Covid CCC OCC

CCC Chancellor Eloy Ortiz Oakley said COVID-19 will impact the California Community College system, including OCC, for years to come. 

California Community Colleges Chancellor Eloy Ortiz Oakley said on Thursday that CCC schools will "more than likely" continue online for the spring 2021 semester. 

During a teleconference, Ortiz Oakley said within “the next few weeks,” most of the community college districts, if not all, will be announcing the continuation of online classes in the spring barring any changes to COVID-19.   

“That is what I’ve asked our colleges to seriously plan for and consider. We want to give students and families as much certainty as possible if, for whatever reason, there are changes with the pandemic and it is possible to bring back students in the spring,” Ortiz Oakley said.

Many universities have already announced plans to continue for online classes in the spring, including the California State University System.

He said that in the last University of California Board of Regents Meeting, held in September, it was reported by the Vice President of the Health Centers that we should expect to see impacts from COVID-19 through 2024. 

“While I do not think we will be shut down the way we are until 2024, I think that it is a reality [that] by the time we have a vaccine distributed and have enough immunity in communities to really stem the infection rate, it will be several years,” he said. 

Ortiz Oakley said colleges should be planning for social distancing, online classes and other COVID-19 prevention measures for “an extended period of time.” He said that the health and well-being of students and faculty is a priority.

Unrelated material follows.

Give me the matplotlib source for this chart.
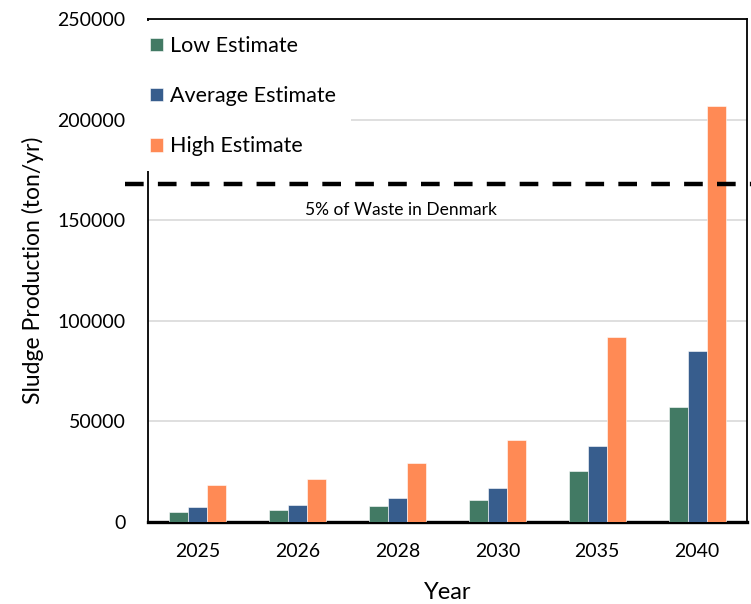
import matplotlib.pyplot as plt
import numpy as np

years = ["2025", "2026", "2028", "2030", "2035", "2040"]
low_est = [4800, 5800, 8000, 11100, 25500, 57000]
avg_est = [7300, 8600, 12100, 16800, 37800, 84900]
high_est = [18200, 21500, 29500, 41000, 91900, 206700]
waste_limit = 168000  # 5% of waste in Denmark

plt.rcParams["font.family"] = ["Lato", "DejaVu Sans"]

fig = plt.figure(figsize=(7.51, 6.04), dpi=100)
ax = fig.add_axes([0.197, 0.1358, 0.7977, 0.832])

x = np.arange(len(years))
w = 0.19
series = [
    (low_est, "Low Estimate", "#427A64"),
    (avg_est, "Average Estimate", "#375D8D"),
    (high_est, "High Estimate", "#FF8A55"),
]
for k, (vals, lab, col) in enumerate(series):
    ax.bar(x + (k - 1) * w, vals, w, label=lab, color=col,
           edgecolor="white", linewidth=0.4, zorder=3)

ax.axhline(waste_limit, xmin=-0.038, xmax=1.01, color="black", lw=3.2,
           dashes=(4.2, 3.2), clip_on=False, zorder=4)
ax.text(2.03, 155000, "5% of Waste in Denmark", ha="center", va="center",
        fontsize=12.5)

ax.set_xlim(-0.5, 5.5)
ax.set_ylim(0, 250000)
ax.set_yticks(np.arange(0, 250001, 50000))
ax.set_xticks(x)
ax.set_xticklabels(years)
ax.tick_params(axis="both", length=0, labelsize=14)
ax.tick_params(axis="y", pad=16)
ax.tick_params(axis="x", pad=15)
ax.grid(axis="y", color="#D9D9D9", lw=1.2, zorder=0)

for side in ["left", "top", "right"]:
    ax.spines[side].set_linewidth(1.3)
ax.spines["bottom"].set_linewidth(2.4)

ax.set_ylabel("Sludge Production (ton/yr)", fontsize=16.5, labelpad=10)
ax.set_xlabel("Year", fontsize=17, labelpad=16)

leg = ax.legend(loc="upper left", bbox_to_anchor=(-0.022, 0.997),
                fontsize=15.5, frameon=True, facecolor="white",
                edgecolor="none", framealpha=1, fancybox=False,
                labelspacing=1.4, handlelength=0.6, handleheight=0.6,
                handletextpad=0.35, borderpad=0.7, borderaxespad=0)
leg.set_zorder(6)

fig.savefig("out.png", dpi=100)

“If a student has some underlying health condition, or they don’t feel comfortable coming to the classroom, we want to give them the opportunity to take classes from at home and for faculty as well,” Ortiz Oakley said.

Moving forward, Ortiz Oakley has a realistic mindset regarding the pandemic.

“The contingency plan in my mind is a plan of a reality,” he said. “Embrace the situation that we are in, find ways to leverage technology, support our faculty through professional development, and put the health and safety of our students front and center.”